As publishers have become more aware of Mr. Gates’s reviews — missing the publicity they used to get from Oprah Winfrey’s televised book club or from the regular author appearances on “The Colbert Report,” which have been less frequent since Stephen Colbert moved to CBS from Comedy Central — they have tried to figure out how to get their new books in front of him.
 
Stephanie Kim, a publicist for Mr. Munroe’s publisher, hustled her way into a connection with someone on Mr. Gates’s team only to be told, “‘We don’t have any say over what Bill chooses,’” she said “‘We just leave it on his desk and he reads what he wants to read.’” Ms. Kim lucked out.
 
Mr.
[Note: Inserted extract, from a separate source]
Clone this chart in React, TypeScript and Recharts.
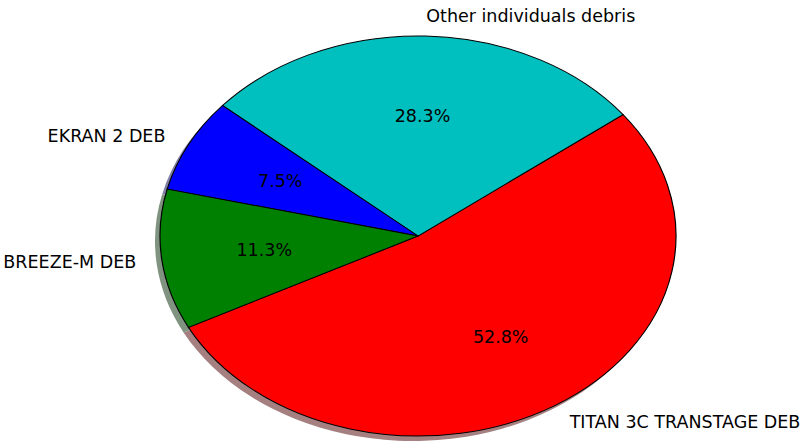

Gates’s reading selections are influenced by his wife, his work and the experiences that move him. “Someone at the foundation recently recommended ‘The Vital Question,’ by Nick Lane,” he said, “which is about mitochondria and the origins of life on Earth. It was so good that as soon as I finished it, I ordered all of Lane’s other books.”
 
“This is one of the things I love about reading,” Mr. Gates said. “Each book opens up new avenues of knowledge to explore.”